Le vent se lève
Kaze tachinu
Fiche technique
Mon avis
« Le vent se lève, il faut tenter de vivre. » Ce vers extrait du Cimetière marin de Paul Valéry donne le titre, l’exergue et le ton de ce film d’animation plutôt destiné aux adultes. Un film grave, triste, qui porte toutefois l’idée d’une impulsion malgré les tourments de la vie. Cette impulsion, le personnage principal, comme Miyazaki, la trouve dans le rêve, dans la création, envers et contre tout. Des séquences oniriques, il y en plusieurs dans le film, notamment des rêves « partagés » avec l’ingénieur italien Caproni (très belle idée). Des cauchemars aussi. Cauchemars de bombardements (dès le début) et de dévastation (à la fin de la guerre). Mais c’est bien le réalisme qui s’impose dans ce dessin animé. Après avoir tant et si bien œuvré dans le registre du conte merveilleux ou fantastique, Miyazaki donne à ce récit un fort ancrage historique, social et politique. Il est question du tremblement de terre et du grand incendie de Tokyo en 1923, de la crise économique des années 1930, de la montée en puissance des idées va-t-en-guerre du Japon dans l’ombre de l’Allemagne nazie, jusqu’aux destructions finales qui mirent le pays à terre. Le réalisme touche aussi le domaine de l’aéronautique dans ce qu’il a de technique. On peut trouver quelques passages un peu trop détaillés, un peu longs, mais ils donnent corps à l’univers du héros, aux objets de sa fascination, et rendent donc crédible son portrait.
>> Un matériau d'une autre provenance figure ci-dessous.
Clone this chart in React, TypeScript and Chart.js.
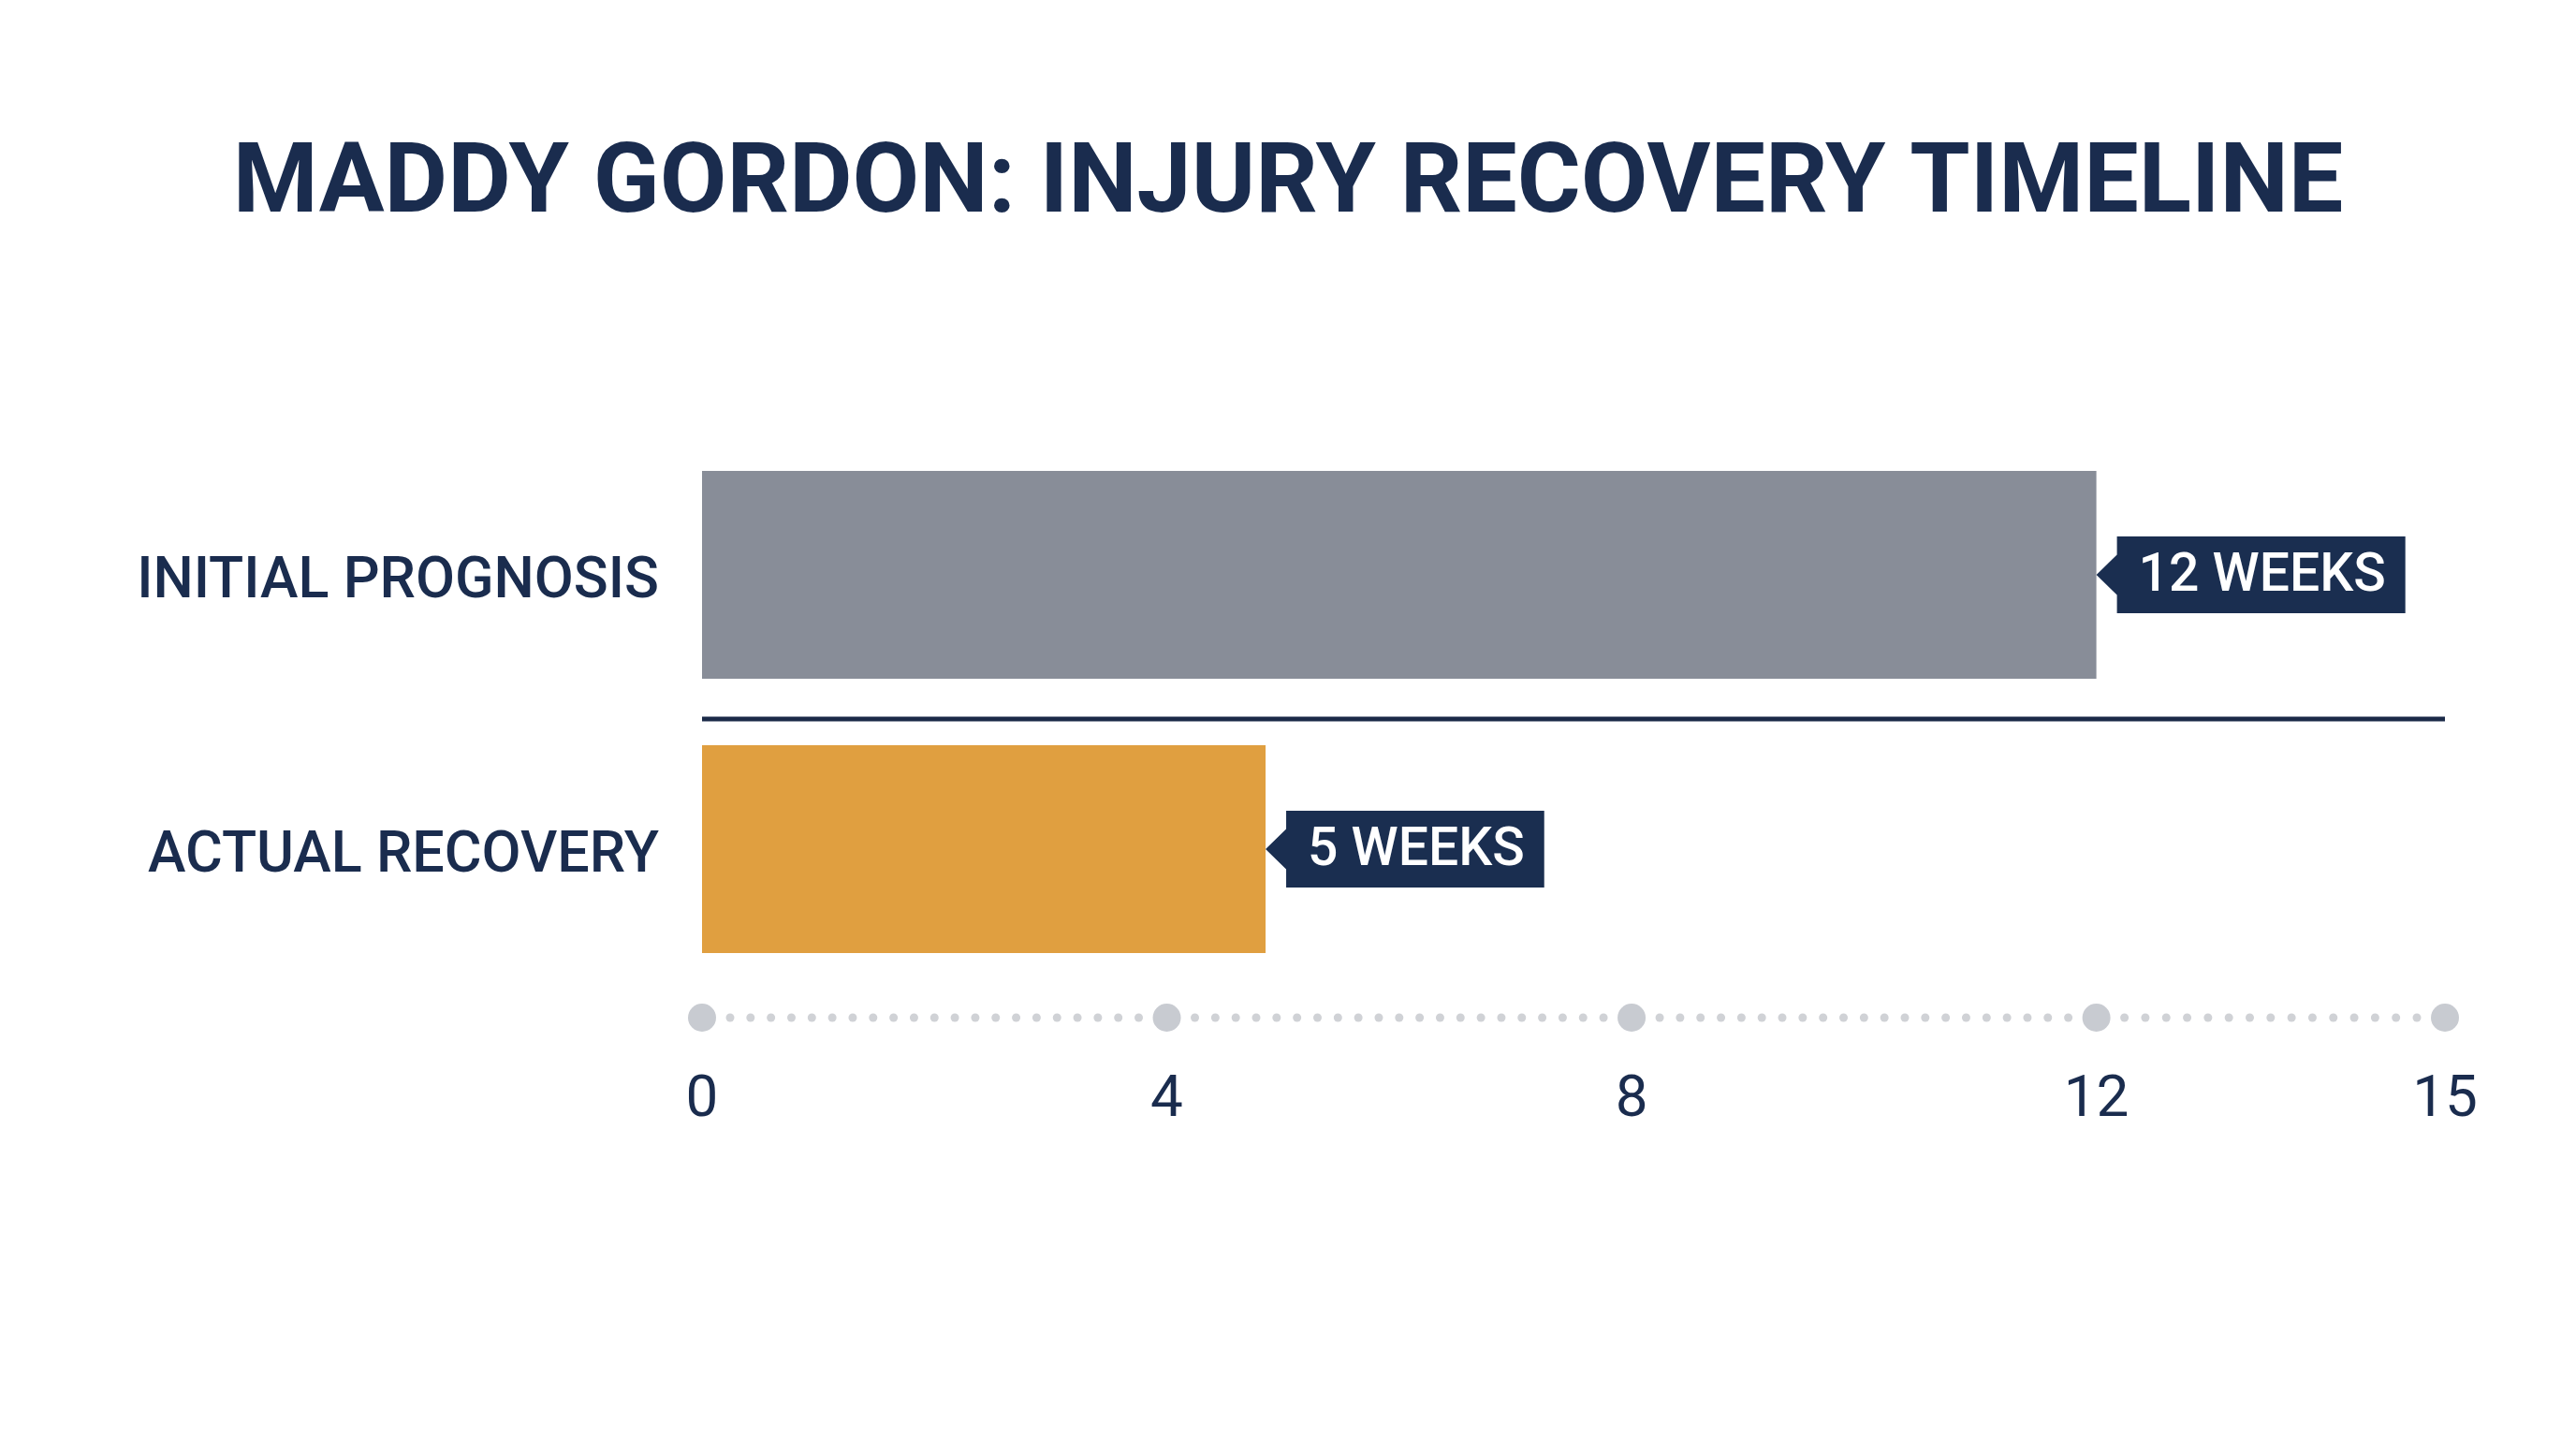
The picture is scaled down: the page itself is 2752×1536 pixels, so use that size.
import React, { useEffect, useRef } from "react";
import { Chart, registerables } from "chart.js";

Chart.register(...registerables);

const TITLE = "MADDY GORDON: INJURY RECOVERY TIMELINE";
const categories = ["INITIAL PROGNOSIS", "ACTUAL RECOVERY"];
const weeks = [12, 4.85];
const valueLabels = ["12 WEEKS", "5 WEEKS"];
const xTicks = [0, 4, 8, 12, 15];
const barColors = ["#888d98", "#e09f40"];

const NAVY = "#1a2c4e";
const W = 2752;
const H = 1536;

export default function App() {
  const ref = useRef<HTMLCanvasElement>(null);

  useEffect(() => {
    const canvas = ref.current!;
    const decor = {
      id: "decor",
      afterDraw(chart: any) {
        const { ctx, chartArea, scales } = chart;
        const x = scales.x;
        const y = scales.y;
        ctx.save();

        // title
        ctx.fillStyle = NAVY;
        ctx.font = "700 104px Roboto";
        ctx.textAlign = "center";
        ctx.textBaseline = "middle";
        ctx.fillText(TITLE, chart.width / 2, 200);

        // separator line between bars
        const sepY = y.getPixelForValue(0.5) + 7.5;
        ctx.fillStyle = "#1b2a48";
        ctx.fillRect(chartArea.left, sepY - 2.5, chartArea.right - chartArea.left, 5);

        // dotted axis
        const axY = chartArea.bottom + 33.5;
        const px = xTicks.map((v) => x.getPixelForValue(v));
        ctx.fillStyle = "#d0d2d6";
        for (let i = 0; i < px.length - 1; i++) {
          const a = px[i];
          const b = px[i + 1];
          const n = Math.round((b - a) / 21.5) - 2;
          const s = (b - a - 60) / (n - 1);
          for (let k = 0; k < n; k++) {
            ctx.beginPath();
            ctx.arc(a + 30 + k * s, axY, 4.5, 0, Math.PI * 2);
            ctx.fill();
          }
        }
        ctx.fillStyle = "#c8cbd1";
        px.forEach((p) => {
          ctx.beginPath();
          ctx.arc(p, axY, 15, 0, Math.PI * 2);
          ctx.fill();
        });

        // value callouts
        const meta = chart.getDatasetMeta(0);
        meta.data.forEach((bar: any, i: number) => {
          const tipX = bar.x;
          const cy = bar.y;
          ctx.font = "500 57px Roboto";
          const tw = ctx.measureText(valueLabels[i]).width;
          const bx = tipX + 22;
          const bh = 82;
          const bw = tw + 44;
          ctx.fillStyle = "#1a2e50";
          ctx.beginPath();
          ctx.moveTo(tipX, cy);
          ctx.lineTo(bx, cy - 21.5);
          ctx.lineTo(bx, cy - bh / 2);
          ctx.lineTo(bx + bw, cy - bh / 2);
          ctx.lineTo(bx + bw, cy + bh / 2);
          ctx.lineTo(bx, cy + bh / 2);
          ctx.lineTo(bx, cy + 21.5);
          ctx.closePath();
          ctx.fill();
          ctx.fillStyle = "#ffffff";
          ctx.textAlign = "left";
          ctx.textBaseline = "middle";
          ctx.fillText(valueLabels[i], bx + 23, cy + 3);
        });

        ctx.restore();
      },
    };

    const chart = new Chart(canvas, {
      type: "bar",
      data: {
        labels: categories,
        datasets: [
          {
            data: weeks,
            backgroundColor: barColors,
            borderWidth: 0,
            barPercentage: 0.758,
            categoryPercentage: 1,
          },
        ],
      },
      options: {
        indexAxis: "y",
        responsive: false,
        animation: false,
        devicePixelRatio: 1,
        layout: { padding: { top: 467.5, right: 140, left: 0, bottom: 0 } },
        plugins: {
          legend: { display: false },
          title: { display: false },
          tooltip: { enabled: false },
        },
        scales: {
          x: {
            type: "linear",
            min: 0,
            max: 15,
            grid: { display: false, drawTicks: false },
            border: { display: false },
            afterBuildTicks: (s: any) => {
              s.ticks = xTicks.map((v) => ({ value: v }));
            },
            afterFit: (s: any) => {
              s.height = H - 1053.5;
            },
            ticks: {
              autoSkip: false,
              maxRotation: 0,
              padding: 86,
              color: NAVY,
              font: { family: "Roboto", size: 62, weight: "400" },
              callback: (v: any) => String(v),
            },
          },
          y: {
            grid: { display: false, drawTicks: false },
            border: { display: false },
            afterFit: (s: any) => {
              s.width = 750;
            },
            ticks: {
              padding: 46,
              labelOffset: 9,
              color: NAVY,
              font: { family: "Roboto", size: 61, weight: "500" },
            },
          },
        },
      },
      plugins: [decor],
    } as any);

    return () => chart.destroy();
  }, []);

  return (
    <div style={{ position: "fixed", left: 0, top: 0, width: W, height: H, background: "#ffffff" }}>
      <canvas ref={ref} width={W} height={H} style={{ width: W, height: H, display: "block" }} />
    </div>
  );
}
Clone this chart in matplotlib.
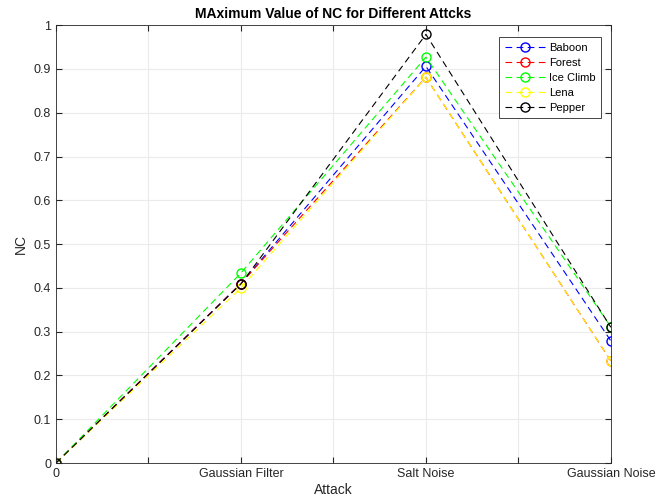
import matplotlib
matplotlib.use("Agg")
import matplotlib.pyplot as plt
import numpy as np

plt.rcParams['font.family'] = ['Liberation Sans', 'DejaVu Sans']

x = [0, 1, 2, 3]
xtick_pos = [0, 0.5, 1, 1.5, 2, 2.5, 3]
xtick_labels = ['0', '', 'Gaussian Filter', '', 'Salt Noise', '', 'Gaussian Noise']
baboon = [0, 0.41, 0.906, 0.279]
forest = [0, 0.41, 0.881, 0.233]
iceclimb = [0, 0.434, 0.927, 0.311]
lena = [0, 0.40, 0.881, 0.233]
pepper = [0, 0.409, 0.979, 0.31]
names = ['Baboon', 'Forest', 'Ice Climb', 'Lena', 'Pepper']
colors = ['#0000ff', '#ff0000', '#00ff00', '#ffff00', '#000000']

fig = plt.figure(figsize=(6.64, 5.04), dpi=100)
ax = fig.add_axes([0.0843, 0.0813, 0.8357, 0.8687])
for ys, n, c in zip([baboon, forest, iceclimb, lena, pepper], names, colors):
    ax.plot(x, ys, linestyle=(0, (6, 4)), color=c, marker='o', markerfacecolor='none',
            markeredgecolor=c, markersize=6.5, linewidth=0.8, label=n)

ax.set_xlim(0, 3)
ax.set_ylim(0, 1)
ax.set_xticks(xtick_pos)
ax.set_xticklabels(xtick_labels, fontsize=9)
ax.set_yticks(np.arange(0, 1.01, 0.1))
ax.set_yticklabels(['0', '0.1', '0.2', '0.3', '0.4', '0.5', '0.6', '0.7', '0.8', '0.9', '1'], fontsize=9)
ax.tick_params(direction='in', length=4, top=True, right=True, colors='#262626', labelcolor='#262626')
ax.grid(True, color='#ebebeb', linewidth=0.8)
for s in ax.spines.values():
    s.set_color('#262626')
    s.set_linewidth(0.6)
ax.set_xlabel('Attack', fontsize=10, color='#262626', labelpad=2)
ax.set_ylabel('NC', fontsize=10, color='#262626')
ax.set_title('MAximum Value of NC for Different Attcks', fontsize=10, fontweight='bold', color='black', pad=5)
leg = ax.legend(loc='upper right', fontsize=8, fancybox=False, framealpha=1,
                edgecolor='#262626', bbox_to_anchor=(0.993, 0.985), handlelength=3.6,
                handletextpad=0.4, borderpad=0.5, labelspacing=0.45)
leg.get_frame().set_linewidth(0.6)
fig.savefig('out.png', dpi=100)
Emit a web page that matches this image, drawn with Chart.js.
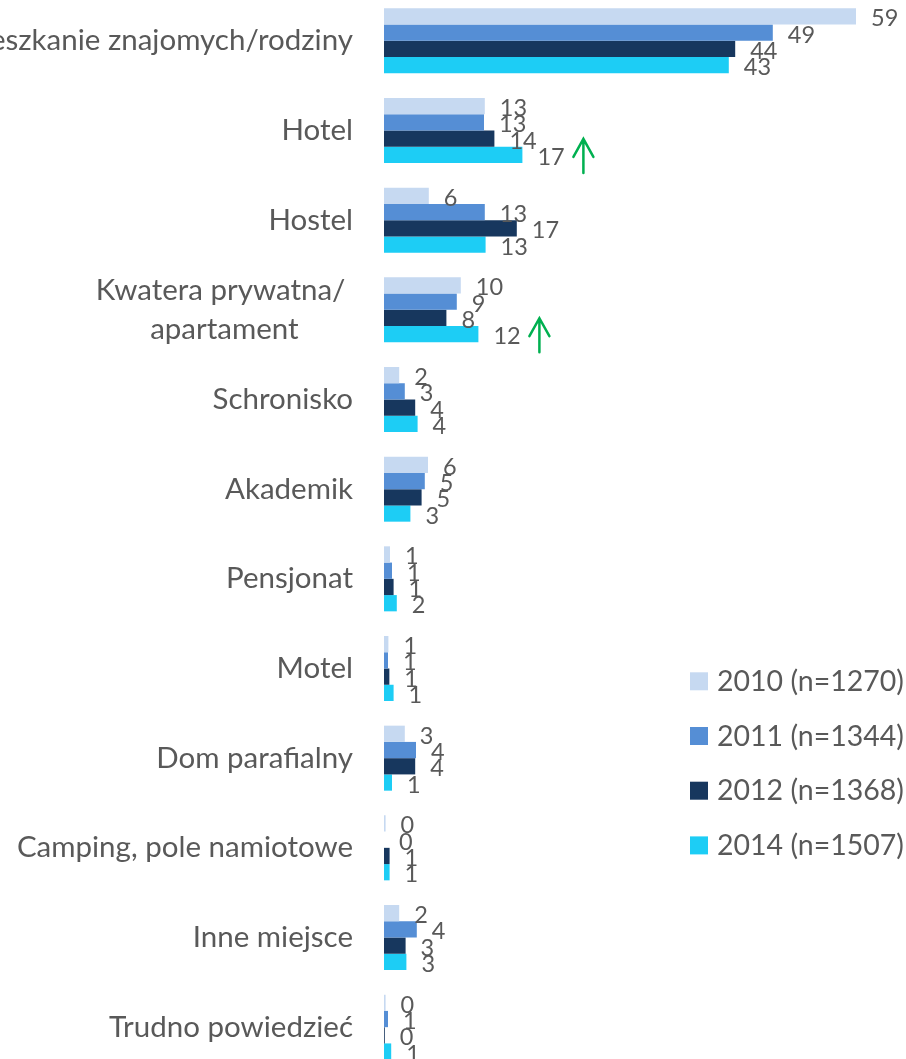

Ce portrait de Jirô Horikoshi, concepteur du Zéro, génie de l’aéronautique pour les uns, criminel de guerre pour les autres, échappe cependant au biopic historique. Miyazaki en a fait un personnage-fusion dans lequel il y a beaucoup de la vie de l’ingénieur japonais, certes, mais aussi de celle de l’écrivain Tatsui Hori. Le réalisateur a également beaucoup mis de lui-même dans ce personnage myope, passionné par les machines volantes, marqué par la guerre… Bref, Jirô Horikoshi est ici un personnage fantasmé, un idéaliste qui poursuit toute sa vie ses rêves de gamin, un créateur dévoué à son art, dans sa bulle perfectionniste, même s’il est amèrement lucide quant au dévoiement de ses rêves. Là est la licence poétique de l’auteur par rapport à la vérité historique du personnage ; on l’accepte ou pas. Si on l’accepte, alors on peut lire dans ce film la profession de foi d’un artiste, la défense d’un art conjugué au rêve, d’un art qui aide à vivre et à envisager l’avenir.
Au-delà de ces considérations, cet opus du maître de l’animation japonaise force une nouvelle fois l’admiration en matière visuelle et narrative. Visuellement, le résultat est de toute beauté : luxe et précision des détails, traitement éclatant des couleurs, virtuosité aérienne (soutenue par une superbe BO). Narrativement, Miyazaki déroule son récit avec une vraie science de l’ellipse et de l’équilibre pour trouver l’harmonie entre réalisme, onirisme et lyrisme mélodramatique. Un lyrisme qui s’exprime par le biais d’une romance pudique et délicate, marquée notamment par une scène de mariage et une envolée finale aussi gracieuses qu’émouvantes.